Emily, Policy Analyst & Omar, Deputy Director of a nonprofit
sum up of the wedding vibe: Bringing the Middle East to a barn in Upstate New York for the party of a lifetime.
Planned Budget: $25,000
Actual Budget: $28,000
Number of Guests: 170
Location: Deansboro, New York
Where we allocated the most funds:
We spent the most on our venue and the food. The owner of the venue basically acts as a day-of coordinator, including running the rehearsal, and the venue included bartenders and help with setup and cleanup. So all-in-all, it was well worth it. The food was actually pretty reasonable (and delicious!), but feeding 170 people just adds up.

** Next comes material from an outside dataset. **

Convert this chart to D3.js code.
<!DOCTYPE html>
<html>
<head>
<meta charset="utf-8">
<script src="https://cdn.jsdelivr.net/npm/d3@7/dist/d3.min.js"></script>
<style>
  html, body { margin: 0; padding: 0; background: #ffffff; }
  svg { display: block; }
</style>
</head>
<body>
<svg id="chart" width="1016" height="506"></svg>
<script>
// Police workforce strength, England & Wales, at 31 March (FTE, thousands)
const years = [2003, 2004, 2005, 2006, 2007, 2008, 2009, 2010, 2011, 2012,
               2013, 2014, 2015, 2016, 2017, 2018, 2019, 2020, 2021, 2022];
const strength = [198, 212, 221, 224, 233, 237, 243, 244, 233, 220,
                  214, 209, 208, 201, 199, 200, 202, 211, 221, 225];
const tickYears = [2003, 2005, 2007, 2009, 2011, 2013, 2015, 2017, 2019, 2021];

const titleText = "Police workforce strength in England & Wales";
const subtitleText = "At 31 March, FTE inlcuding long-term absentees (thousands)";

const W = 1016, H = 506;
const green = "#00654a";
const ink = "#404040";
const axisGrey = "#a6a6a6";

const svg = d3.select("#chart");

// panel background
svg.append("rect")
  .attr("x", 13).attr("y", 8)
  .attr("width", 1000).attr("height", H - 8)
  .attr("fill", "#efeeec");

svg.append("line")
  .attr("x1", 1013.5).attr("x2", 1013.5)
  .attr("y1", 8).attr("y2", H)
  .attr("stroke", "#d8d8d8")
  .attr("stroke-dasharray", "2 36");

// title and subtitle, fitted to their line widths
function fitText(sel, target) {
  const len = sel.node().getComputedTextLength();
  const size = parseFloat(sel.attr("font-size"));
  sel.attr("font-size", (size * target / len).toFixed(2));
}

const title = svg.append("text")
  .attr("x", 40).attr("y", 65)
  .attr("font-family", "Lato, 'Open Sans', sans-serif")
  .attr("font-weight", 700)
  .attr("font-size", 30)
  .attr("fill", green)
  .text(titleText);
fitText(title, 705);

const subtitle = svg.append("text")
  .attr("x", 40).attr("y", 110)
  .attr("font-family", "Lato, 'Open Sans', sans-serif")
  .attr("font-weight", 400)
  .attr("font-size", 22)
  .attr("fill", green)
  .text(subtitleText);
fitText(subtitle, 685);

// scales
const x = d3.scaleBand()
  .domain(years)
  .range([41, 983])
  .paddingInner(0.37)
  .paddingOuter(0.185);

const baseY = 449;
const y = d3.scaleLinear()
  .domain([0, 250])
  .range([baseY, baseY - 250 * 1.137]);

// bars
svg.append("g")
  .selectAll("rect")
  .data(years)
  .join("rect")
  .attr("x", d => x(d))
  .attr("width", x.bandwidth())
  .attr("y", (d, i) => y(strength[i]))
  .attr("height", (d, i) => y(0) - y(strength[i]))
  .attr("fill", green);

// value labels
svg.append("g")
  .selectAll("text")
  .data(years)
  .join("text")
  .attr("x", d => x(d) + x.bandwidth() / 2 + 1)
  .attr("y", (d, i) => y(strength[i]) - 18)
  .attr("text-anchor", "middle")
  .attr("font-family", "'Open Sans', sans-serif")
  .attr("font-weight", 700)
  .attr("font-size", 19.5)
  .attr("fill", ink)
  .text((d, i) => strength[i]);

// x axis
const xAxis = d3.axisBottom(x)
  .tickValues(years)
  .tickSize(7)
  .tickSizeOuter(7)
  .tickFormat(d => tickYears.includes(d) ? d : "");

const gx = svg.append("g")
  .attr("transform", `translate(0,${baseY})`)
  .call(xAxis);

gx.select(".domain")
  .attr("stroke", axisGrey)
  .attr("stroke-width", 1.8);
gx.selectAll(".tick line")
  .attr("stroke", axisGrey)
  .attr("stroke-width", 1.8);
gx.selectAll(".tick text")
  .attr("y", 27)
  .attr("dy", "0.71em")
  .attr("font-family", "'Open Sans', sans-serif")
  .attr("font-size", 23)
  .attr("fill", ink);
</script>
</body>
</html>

Where we allocated the least funds:
My uncle agreed to be our officiant, which was really special, and he wrote a really personal and beautiful ceremony. Neither of us is particularly sentimental, but he made it a tear-jerker for both of us. Also, Omar wore a suit he already owned (no one noticed).
What was totally worth it:
We splurged a bit on our awesome photographer and videographer (a husband and wife duo!), but they were amazing—and come on, look at these photos. They worked magic. I also had way too much fun creating the table cards from pictures of vintage travel posters to fit our Mediterranean vibe.

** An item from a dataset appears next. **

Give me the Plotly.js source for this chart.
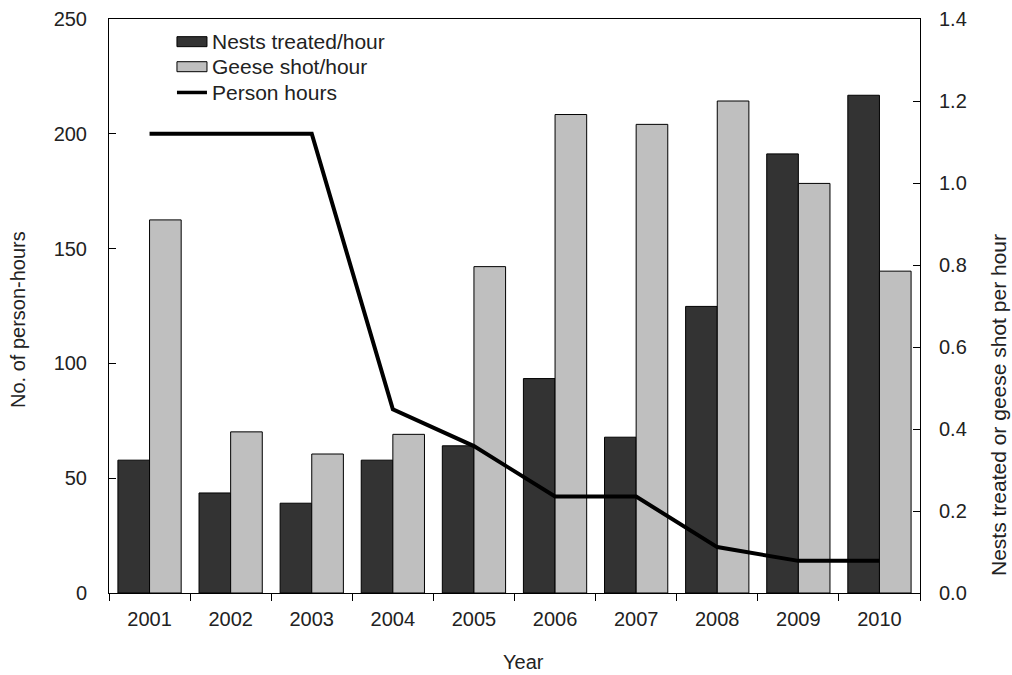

What was totally not worth it:
No one—and I mean no one—took any of the programs that I made for the ceremony. I guess the ceremony was self-explanatory?
A few things that helped us along the way:
Our parents were really supportive and willing to step up whenever we needed it. My parents especially helped with a lot of the planning and the costs, and my mom made amazing favors out of local spices, including some from her garden.
My best practical advice for my planning self:
I’d tell myself that the year of planning will be worth it a hundred percent when I was completely relaxed the week of the wedding and able to just enjoy my time with family and friends. I even got a sunburn the day before the wedding because I was having so much fun with my family that I never even thought about keeping myself pristine for the next day. That said—seriously, no one will care about the programs.
Favorite thing about the wedding:
Omar’s favorite thing was the incredible Palestinian zaffeh (a traditional entrance to the reception) his brothers and cousins performed for us. And man did we get lucky with our family and friends. They stayed with us on the dance floor for hours, my family came out for the traditional dabkeh dance, and Omar’s dad joined my dad in a Springsteen dance-off. It was epic.
Something else we’d like to share:
We had a Mediterranean theme to tie Omar’s Palestinian roots in with my hometown (Utica, New York)’s Italian-American culture. We had citrus fruits and olive branches throughout the decor, and the tables were named after Mediterranean places. The menu included a mix of Middle Eastern and Italian foods, and the desserts included baklava and cannolis. The favors were little bottles of spices, including Utica grind crushed red pepper, an Italian seasoning mix, and thyme.